I worry about this, too, but couldn't there be some positive effects here, too? E.g. what if it made desalination a lot cheaper?

Why do you even worry?
Because the secondary effects of something becoming more efficient can be harmful, in counterintuitive ways.

E.g. if some process in steel manufacturing is improved to require less power, you might think, yay, there's less power needed so less CO2 released. Good for mitigating global warming. But what might actually happen instead is that it becomes feasible to make more things out of steel because it is cheaper than before, so more energy is used on steel production in total, even though per unit it is more efficient.

The same thing could happen with fusion energy, but in ways we can barely imagine now. What high-power workloads are not even considered now that would be cheap enough with fusion power?

Yes, I understand that. But if you run your high-power workload with fusion, you won't be releasing any CO2.

Your explanation reminds of the common example that increased car safety leads to more speeding. And somehow arguing that increased safety is futile.

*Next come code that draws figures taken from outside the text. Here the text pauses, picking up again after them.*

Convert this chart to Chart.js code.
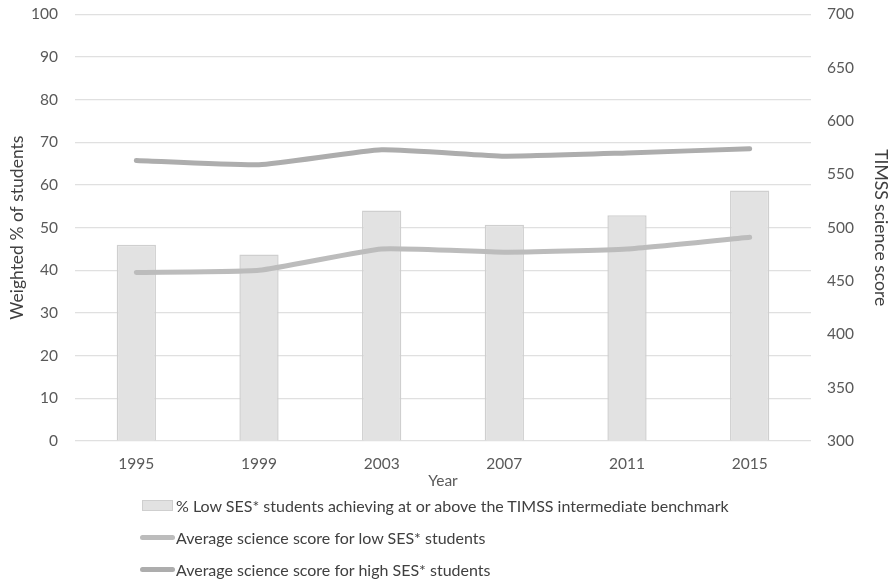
<!DOCTYPE html>
<html>
<head>
<meta charset="utf-8">
<script src="https://cdn.jsdelivr.net/npm/chart.js@4/dist/chart.umd.min.js"></script>
<style>
  body { margin: 0; background: #fff; font-family: Lato, "Open Sans", sans-serif; overflow: hidden; }
  #wrap { position: relative; width: 893px; height: 584px; overflow: hidden; }
  #box { position: absolute; left: 0; top: -12px; width: 893px; height: 512px; }
  #legend { position: absolute; left: 140px; top: 489px; color: #404040; font-size: 16px; }
  .item { display: flex; align-items: center; height: 32px; }
  .sw-bar { width: 31px; height: 11px; background: #e2e2e2; border: 1px solid #cfcfcf; box-sizing: border-box; margin-left: 2px; margin-right: 3px; }
  .sw-line { width: 35px; height: 5px; border-radius: 3px; margin-right: 1px; }
</style>
</head>
<body>
<div id="wrap">
  <div id="box"><canvas id="chart"></canvas></div>
  <div id="legend"></div>
</div>
<script>
const years = ["1995", "1999", "2003", "2007", "2011", "2015"];
const pctLowAbove = [46.0, 43.7, 54.0, 50.7, 52.9, 58.7];
const scoreLow = [458, 460, 480, 477, 480, 491];
const scoreHigh = [563, 559, 573, 567, 570, 574];
const leftTicks = [0, 100, 10];
const rightTicks = [300, 700, 50];

const labels = [
  "% Low SES* students achieving at or above the TIMSS intermediate benchmark",
  "Average science score for low SES* students",
  "Average science score for high SES* students",
];

const fam = "Lato, 'Open Sans', sans-serif";
const tickFont = { family: fam, size: 15.5 };
const titleFont = { family: fam, size: 17.5 };

new Chart(document.getElementById("chart"), {
  data: {
    labels: years,
    datasets: [
      {
        type: "line",
        label: labels[1],
        data: scoreLow,
        yAxisID: "y2",
        borderColor: "#bcbcbc",
        borderWidth: 5,
        pointRadius: 0,
        tension: 0.15,
        borderCapStyle: "round",
        order: 0,
      },
      {
        type: "line",
        label: labels[2],
        data: scoreHigh,
        yAxisID: "y2",
        borderColor: "#adadad",
        borderWidth: 5,
        pointRadius: 0,
        tension: 0.15,
        borderCapStyle: "round",
        order: 0,
      },
      {
        type: "bar",
        label: labels[0],
        data: pctLowAbove,
        yAxisID: "y",
        backgroundColor: "#e2e2e2",
        borderColor: "#cfcfcf",
        borderWidth: 1.5,
        categoryPercentage: 1,
        barPercentage: 0.32,
        order: 1,
      },
    ],
  },
  options: {
    responsive: true,
    maintainAspectRatio: false,
    animation: false,
    layout: { padding: 0 },
    plugins: { legend: { display: false }, tooltip: { enabled: false } },
    scales: {
      x: {
        grid: { display: false },
        border: { display: false },
        ticks: { color: "#595959", font: tickFont, padding: 6 },
        title: { display: true, text: "Year", color: "#595959", font: tickFont, padding: { top: 0, bottom: 10 } },
        afterFit: (s) => { s.height = 59; },
      },
      y: {
        position: "left",
        min: leftTicks[0],
        max: leftTicks[1],
        ticks: { stepSize: leftTicks[2], color: "#595959", font: tickFont, padding: 17 },
        grid: { color: "#e0e0e0", lineWidth: 1.2, drawTicks: false },
        border: { display: false },
        title: { display: true, text: "Weighted % of students", color: "#404040", font: titleFont, padding: { top: 7, bottom: 0 } },
        afterFit: (s) => { s.width = 75; },
      },
      y2: {
        position: "right",
        min: rightTicks[0],
        max: rightTicks[1],
        ticks: { stepSize: rightTicks[2], color: "#595959", font: tickFont, padding: 16 },
        grid: { display: false, drawTicks: false },
        border: { display: false },
        title: { display: true, text: "TIMSS science score", color: "#404040", font: titleFont, padding: { top: 2, bottom: 0 } },
        afterFit: (s) => { s.width = 82; },
      },
    },
  },
});

const legend = document.getElementById("legend");
const swClass = ["sw-bar", "sw-line", "sw-line"];
const swColors = [null, "#bcbcbc", "#adadad"];
labels.forEach((t, i) => {
  const row = document.createElement("div");
  row.className = "item";
  const sw = document.createElement("span");
  sw.className = swClass[i];
  if (swColors[i]) sw.style.background = swColors[i];
  const txt = document.createElement("span");
  txt.textContent = t;
  row.appendChild(sw);
  row.appendChild(txt);
  legend.appendChild(row);
});
</script>
</body>
</html>
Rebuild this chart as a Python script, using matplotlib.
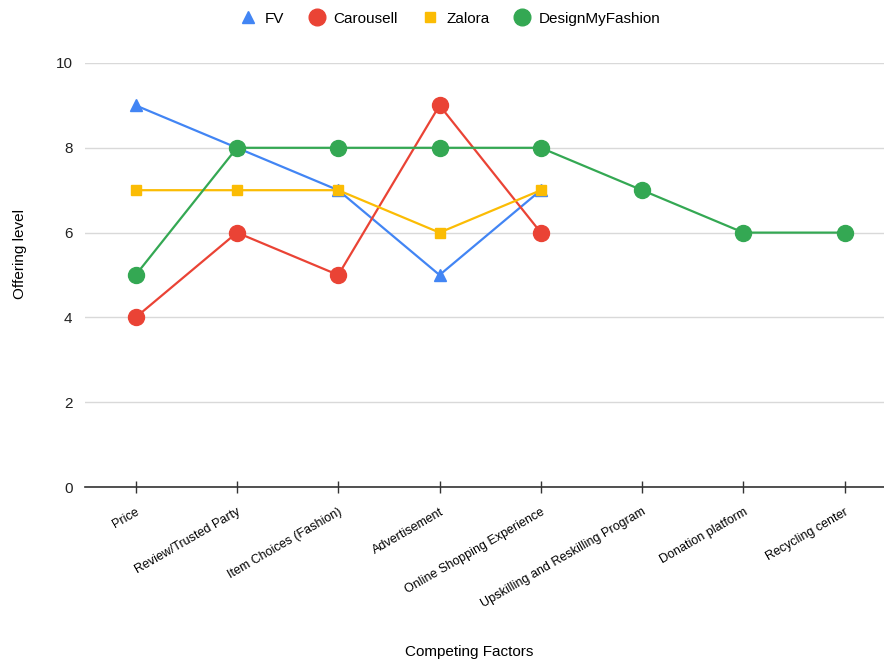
import matplotlib.pyplot as plt
from matplotlib.lines import Line2D

plt.rcParams['font.family'] = ['Liberation Sans', 'DejaVu Sans']

factors = ["Price", "Review/Trusted Party", "Item Choices (Fashion)", "Advertisement",
           "Online Shopping Experience", "Upskilling and Reskilling Program",
           "Donation platform", "Recycling center"]

fv = [9, 8, 7, 5, 7]
carousell = [4, 6, 5, 9, 6]
zalora = [7, 7, 7, 6, 7]
designmyfashion = [5, 8, 8, 8, 8, 7, 6, 6]

blue = "#4285F4"
red = "#EA4335"
yellow = "#FBBC04"
green = "#34A853"

fig = plt.figure(figsize=(8.84, 6.61), dpi=100)
ax = fig.add_axes([0.0962, 0.2632, 0.904, 0.6415])

x_all = list(range(len(factors)))
ax.plot(x_all[:len(fv)], fv, color=blue, lw=1.6, marker="^", ms=8, zorder=3)
ax.plot(x_all[:len(carousell)], carousell, color=red, lw=1.6, marker="o", ms=11.5, zorder=3)
ax.plot(x_all[:len(zalora)], zalora, color=yellow, lw=1.6, marker="s", ms=7, zorder=3)
ax.plot(x_all[:len(designmyfashion)], designmyfashion, color=green, lw=1.6, marker="o", ms=11.5, zorder=3)

ax.set_xlim(-0.5, 7.39)
ax.set_ylim(0, 10)
ax.set_yticks([0, 2, 4, 6, 8, 10])
ax.grid(axis="y", color="#d9d9d9", lw=1)
ax.set_axisbelow(True)

for s in ["top", "right", "left"]:
    ax.spines[s].set_visible(False)
ax.spines["bottom"].set_color("#333333")
ax.spines["bottom"].set_linewidth(1.2)

ax.set_xticks(x_all)
ax.set_xticklabels(factors, rotation=30, ha="right", rotation_mode="anchor", fontsize=9)
ax.tick_params(axis="x", direction="inout", length=9, width=1, color="#333333", pad=9)
ax.tick_params(axis="y", length=0, labelsize=11, pad=9, labelcolor="#222222")

ax.set_ylabel("Offering level", fontsize=11)
ax.yaxis.set_label_coords(-0.073, 0.55)
fig.text(0.5305, 0.0136, "Competing Factors", ha="center", va="center", fontsize=11)

handles = [
    Line2D([], [], color=blue, marker="^", ls="", ms=8.5),
    Line2D([], [], color=red, marker="o", ls="", ms=12),
    Line2D([], [], color=yellow, marker="s", ls="", ms=7),
    Line2D([], [], color=green, marker="o", ls="", ms=12),
]
fig.legend(handles, ["FV", "Carousell", "Zalora", "DesignMyFashion"],
           loc="center", bbox_to_anchor=(0.509, 0.972), ncol=4, frameon=False,
           fontsize=11, handletextpad=0.5, columnspacing=1.5, handlelength=1.2)

fig.savefig("out.png", dpi=100)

But people like having more steel and like being able to go faster at the same level of safety.

> While here, the power generation itself won't have such a drastic impact (unless humanity overdoes it, though, we seem to always do that) but maybe more power means more consumption and demand for other goods that get used up while using things that consume power.

Eh, we are sitting on a giant ball of matter. Not much worry about using stuff up.

(We might use up any one particular thing. But there are substitutes.)